Senioren-Convent. De voorzitter deelt mee, dat de Unie van nu aan zich los maakt van de Winterhulp, daar zij de nieuwe wijze van collecteren (met te voren ingevulde lijsten) afkeurt. De leden blijven echter persoonlijk vrij. Ik vraag het woord en merk op, dat de Unie-leden zich nooit aan de opwekkingen der Unie hebben gestoord; dat integendeel de grote massa steeds ’t werk heeft gesaboteerd en dat als nu deze on-Nederlandse campagne door NSB.-er wordt afgewerkt, de
Unie-leden dit aan zichzelf te wijten hebben.
Volgens Einthoven had Piek daar ook tegen gevochten; als we hem beter hadden gesteund was dit niet gebeurd. Men wilde nog heten-liegen, dat Einthoven dat zou gezegd hebben; dat baatte weinig en men moest mij gelijk geven. Er is verder een contact-commissie gekozen voor advies enz. aan den secretaris. Ik maak er met zes anderen deel van uit.
Ronhaar spreekt verontwaardigd over den nonsensicalen inhoud van ’t weekblad de Unie en toont de ondeskundigheid aan der schrijvers over sociale en economische onderwerpen. Hij wekt ons op om te doen als hij en de redactie te schrijven; hij kreeg ten antwoord van de redactie, dat hij gelijk had. Zoiets kan dus helpen. Ik deelde mee, dat ik reeds in dien geest had gehandeld ten aanzien van ’t stuk: „de Schoolorde in Gevaar”, en tevens welk dwaas antwoord ik had ontvangen.

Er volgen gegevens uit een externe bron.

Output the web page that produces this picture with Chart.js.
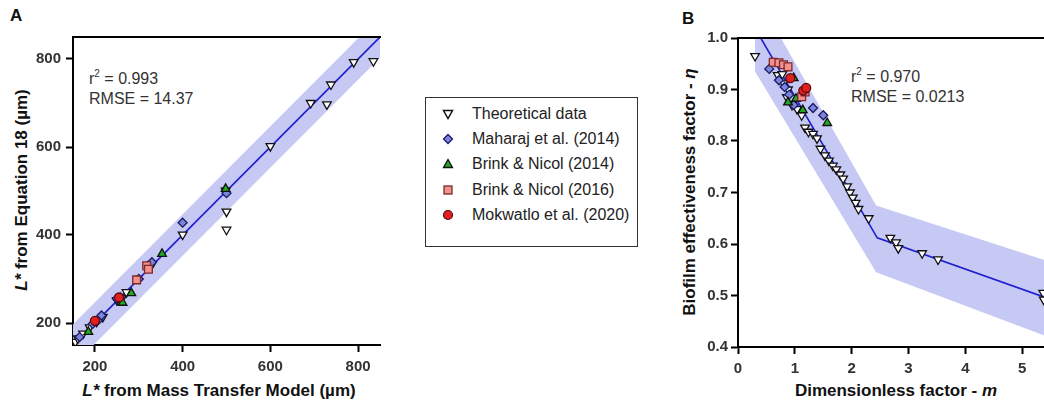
<!DOCTYPE html>
<html>
<head>
<meta charset="utf-8">
<script src="https://cdn.jsdelivr.net/npm/chart.js@4.4.1/dist/chart.umd.min.js"></script>
<style>
  html, body { margin: 0; padding: 0; background: #fff; }
  body { width: 1044px; height: 408px; overflow: hidden; position: relative;
         font-family: "Liberation Sans", Arial, sans-serif; }
  canvas { position: absolute; top: 0; z-index: 2; }
  #chartA { left: 0; }
  #chartB { left: 660px; }
  .lbl { position: absolute; white-space: nowrap; z-index: 1; }
  .panel { font-weight: bold; font-size: 17px; line-height: 17px; color: #111; }
  .stats { font-size: 16px; line-height: 20px; color: #333; }
  .stats sup { font-size: 10px; vertical-align: 7px; line-height: 0; }
  .xt { font-weight: bold; font-size: 17px; color: #111; transform: translate(-50%, -50%); }
  .yt { font-weight: bold; font-size: 17px; color: #111; transform: translate(-50%, -50%) rotate(-90deg); }
  #legend { position: absolute; left: 425px; top: 97px; width: 213px; height: 150px; z-index: 1;
            border: 1.5px solid #333; box-sizing: border-box; font-size: 16px; color: #222; }
  .item { position: absolute; left: 0; width: 210px; height: 20px; }
  .item svg { position: absolute; left: 16px; top: 4px; }
  .item span { position: absolute; left: 46px; top: 1px; white-space: nowrap; }
  #frameB { position: absolute; left: 737px; top: 37px; width: 310px; height: 0;
            border-top: 2px solid #000; z-index: 3; }
</style>
</head>
<body>
<canvas id="chartA" width="400" height="408"></canvas>
<canvas id="chartB" width="440" height="408"></canvas>
<div id="frameB"></div>

<div class="lbl panel" style="left:10px;top:7px;">A</div>
<div class="lbl panel" style="left:682px;top:10px;">B</div>
<div class="lbl stats" style="left:89px;top:69px;">r<sup>2</sup> = 0.993<br>RMSE = 14.37</div>
<div class="lbl stats" style="left:851px;top:67px;">r<sup>2</sup> = 0.970<br>RMSE = 0.0213</div>
<div class="lbl xt" style="left:219px;top:391px;"><i>L*</i> from Mass Transfer Model (µm)</div>
<div class="lbl yt" style="left:22px;top:190px;"><i>L*</i> from Equation 18 (µm)</div>
<div class="lbl xt" style="left:896px;top:391px;">Dimensionless factor - <i>m</i></div>
<div class="lbl yt" style="left:690px;top:192px;">Biofilm effectiveness factor - <i>η</i></div>
<div id="legend"></div>

<script>
// ─── Series names ───────────────────────────────────────────────────────────
const seriesNames = ['Theoretical data', 'Maharaj et al. (2014)', 'Brink & Nicol (2014)',
                     'Brink & Nicol (2016)', 'Mokwatlo et al. (2020)'];

// ─── Panel A: L* from model vs L* from Equation 18 ─────────────────────────
const theoAx = [155, 161, 173, 188, 204, 218, 250, 262, 272, 330, 400, 498, 500, 500, 600, 692, 729, 738, 790, 835];
const theoAy = [157, 165, 176, 190, 203, 214, 252, 257, 270, 333, 401, 501, 453, 412, 602, 700, 697, 742, 793, 795];
const mahAx = [165, 195, 208, 215, 250, 258, 300, 320, 330, 400, 500];
const mahAy = [168, 198, 207, 217, 255, 258, 300, 330, 338, 428, 495];
const brink14Ax = [185, 263, 283, 353, 498];
const brink14Ay = [180, 246, 268, 357, 505];
const brink16Ax = [295, 318, 322];
const brink16Ay = [298, 330, 322];
const mokAx = [200, 255];
const mokAy = [205, 258];
const fitAx = [150, 850];
const fitAy = [150, 850];
const bandAx = [150, 850];
const bandAupper = [197, 897];
const bandAlower = [103, 803];
const ticksA = [200, 400, 600, 800];

// ─── Panel B: m vs effectiveness factor ────────────────────────────────────
const theoBx = [0.30, 0.70, 0.78, 0.80, 0.86, 0.88, 0.95, 1.04, 1.12, 1.18, 1.24, 1.32, 1.39, 1.45, 1.53, 1.60,
                1.67, 1.73, 1.80, 1.85, 1.92, 1.97, 2.02, 2.07, 2.12, 2.30, 2.68, 2.78, 2.82, 3.24, 3.52, 5.37, 5.38];
const theoBy = [0.965, 0.928, 0.930, 0.912, 0.885, 0.900, 0.870, 0.862, 0.850, 0.826, 0.818, 0.814, 0.805, 0.785,
                0.772, 0.762, 0.752, 0.745, 0.735, 0.727, 0.712, 0.700, 0.690, 0.680, 0.668, 0.650, 0.612, 0.603,
                0.592, 0.582, 0.570, 0.505, 0.492];
const mahBx = [0.55, 0.72, 0.82, 0.90, 0.98, 1.32, 1.50];
const mahBy = [0.940, 0.918, 0.905, 0.890, 0.870, 0.864, 0.850];
const brink14Bx = [0.88, 0.98, 1.02, 1.14, 1.57];
const brink14By = [0.875, 0.922, 0.882, 0.860, 0.835];
const brink16Bx = [0.62, 0.72, 0.80, 0.88, 1.12, 1.18];
const brink16By = [0.953, 0.952, 0.948, 0.944, 0.886, 0.895];
const mokBx = [0.92, 1.15, 1.20];
const mokBy = [0.922, 0.898, 0.903];
const fitBx = [0.40, 2.45, 6];
const fitBy = [1.0, 0.612, 0.473];
const bandBx = [0.30, 2.43, 6];
const bandBupper = [1.088, 0.675, 0.547];
const bandBlower = [0.935, 0.545, 0.397];
const ticksBx = [0, 1, 2, 3, 4, 5];
const ticksBy = [0.4, 0.5, 0.6, 0.7, 0.8, 0.9, 1.0];

// ─── Styles ─────────────────────────────────────────────────────────────────
const markerFill = ['#ffffff', '#7b86d8', '#22a822', '#f3908c', '#e02020'];
const markerEdge = ['#111111', '#1a1a66', '#111111', '#7a2a2a', '#5a0a0a'];
const markerShape = ['triangle', 'rectRot', 'triangle', 'rect', 'circle'];
const markerRot = [180, 0, 0, 0, 0];
const markerSize = [5, 4.5, 5, 5.5, 4.5];
const fitColor = '#1f1fd0';
const bandColor = '#c7c9f5';
const font = '"Liberation Sans", Arial, sans-serif';

const pts = (xs, ys) => xs.map((x, i) => ({ x, y: ys[i] }));

function scatterSet(k, xs, ys) {
  return {
    label: seriesNames[k],
    data: pts(xs, ys),
    pointStyle: markerShape[k],
    rotation: markerRot[k],
    pointRadius: markerSize[k],
    pointBackgroundColor: markerFill[k],
    pointBorderColor: markerEdge[k],
    pointBorderWidth: 1.3,
    showLine: false,
  };
}

function buildDatasets(series, fitX, fitY, bandX, bandUp, bandLo) {
  const sets = series.map((s, k) => scatterSet(k, s[0], s[1]));
  // later series drawn on top of the theoretical ones
  sets.forEach((s, k) => { s.order = 5 - k; });
  sets.push({
    label: 'fit', data: pts(fitX, fitY), showLine: true, pointRadius: 0,
    borderColor: fitColor, borderWidth: 1.6, order: 8,
  });
  sets.push({
    label: 'upper', data: pts(bandX, bandUp), showLine: true, pointRadius: 0,
    borderWidth: 0, borderColor: 'rgba(0,0,0,0)', order: 10,
  });
  sets.push({
    label: 'lower', data: pts(bandX, bandLo), showLine: true, pointRadius: 0,
    borderWidth: 0, borderColor: 'rgba(0,0,0,0)', backgroundColor: bandColor,
    fill: '-1', order: 10,
  });
  return sets;
}

function axis(min, max, tickVals, fmt, pad, fit) {
  return {
    type: 'linear', min, max,
    afterBuildTicks: s => { s.ticks = tickVals.map(v => ({ value: v })); },
    afterFit: fit,
    border: { display: true, color: '#000', width: 2 },
    grid: { display: true, drawOnChartArea: false, drawTicks: true, tickLength: 7,
            tickWidth: 2, tickColor: '#000' },
    ticks: { color: '#333', padding: pad, font: { family: font, size: 15, weight: 'bold' },
             callback: v => fmt(v), maxRotation: 0, autoSkip: false },
  };
}

// bare axis on top: only its border line, as the frame of the plot
function topFrame(min, max) {
  return {
    type: 'linear', position: 'top', min, max,
    afterFit: s => { s.height = 0; },
    border: { display: true, color: '#000', width: 2 },
    grid: { display: false },
    ticks: { display: false },
  };
}

// extra frame stroke, drawn after everything else on the canvas
const frameLine = {
  id: 'frameLine',
  afterDraw(chart) {
    const a = chart.chartArea;
    const ctx = chart.ctx;
    ctx.save();
    ctx.strokeStyle = '#000';
    ctx.lineWidth = 2;
    ctx.beginPath();
    ctx.moveTo(a.left - 1, a.top);
    ctx.lineTo(a.right, a.top);
    ctx.stroke();
    ctx.restore();
  }
};

function makeChart(id, datasets, xs, ys, top, padding) {
  return new Chart(document.getElementById(id), {
    type: 'scatter',
    data: { datasets },
    options: {
      responsive: false,
      animation: false,
      devicePixelRatio: 1,
      layout: { padding },
      plugins: { legend: { display: false }, tooltip: { enabled: false } },
      scales: { x: xs, y: ys, xTop: top },
    },
    plugins: [frameLine],
  });
}

// ─── Panel A ────────────────────────────────────────────────────────────────
makeChart('chartA',
  buildDatasets([[theoAx, theoAy], [mahAx, mahAy], [brink14Ax, brink14Ay], [brink16Ax, brink16Ay], [mokAx, mokAy]],
                fitAx, fitAy, bandAx, bandAupper, bandAlower),
  axis(150, 850, ticksA, v => String(v), 6, s => { s.height = 63; }),
  axis(150, 850, ticksA, v => String(v), 5, s => { s.width = 73; }),
  topFrame(150, 850),
  { left: 0, top: 37, right: 20, bottom: 0 });

// ─── Panel B ────────────────────────────────────────────────────────────────
makeChart('chartB',
  buildDatasets([[theoBx, theoBy], [mahBx, mahBy], [brink14Bx, brink14By], [brink16Bx, brink16By], [mokBx, mokBy]],
                fitBx, fitBy, bandBx, bandBupper, bandBlower),
  axis(0, 6, ticksBx, v => String(v), 6, s => { s.height = 61; }),
  axis(0.4, 1.0, ticksBy, v => v.toFixed(1), 3, s => { s.width = 78; }),
  topFrame(0, 6),
  { left: 0, top: 38, right: 21, bottom: 0 });

// ─── Legend (HTML, between panels) ──────────────────────────────────────────
const legendRowTop = [6, 31, 56, 82, 107];
function markerSvg(k) {
  const f = markerFill[k], e = markerEdge[k];
  const shapes = [
    `<polygon points="1.5,2.5 10.5,2.5 6,10.5" fill="${f}" stroke="${e}" stroke-width="1.5"/>`,
    `<polygon points="6,1.5 10.5,6 6,10.5 1.5,6" fill="${f}" stroke="${e}" stroke-width="1.3"/>`,
    `<polygon points="6,1.5 10.5,9.5 1.5,9.5" fill="${f}" stroke="${e}" stroke-width="1.3"/>`,
    `<rect x="2" y="2" width="8" height="8" fill="${f}" stroke="${e}" stroke-width="1.3"/>`,
    `<circle cx="6" cy="6" r="4.5" fill="${f}" stroke="${e}" stroke-width="1.2"/>`,
  ];
  return `<svg width="12" height="12" viewBox="0 0 12 12">${shapes[k]}</svg>`;
}
const legend = document.getElementById('legend');
seriesNames.forEach((name, k) => {
  const row = document.createElement('div');
  row.className = 'item';
  row.style.top = legendRowTop[k] + 'px';
  row.innerHTML = markerSvg(k) + '<span></span>';
  row.querySelector('span').textContent = name;
  legend.appendChild(row);
});
</script>
</body>
</html>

Onmiddellijk schoot V Helsdingen R.K. toe om mij te bestrijden. De knuppel was in ’t hoederhok. Jawel, Unie ... heel goed, maar niemand moet iets behoeven prijs te geven. Nu ik, wat dit betreft, nooit. Dan maar geen Unie meer. De Führer zal Engelsen en Joden treffen, waar hij ze treffen kan – Welnu: zo ik de bijzondere school. Wir haben lang genug geliebt; wir wollen endlich hassen. ’t Geluk eindelijk niet langer bonne mine à mauvais jeu te moeten maken, dat is mij zeer veel waard.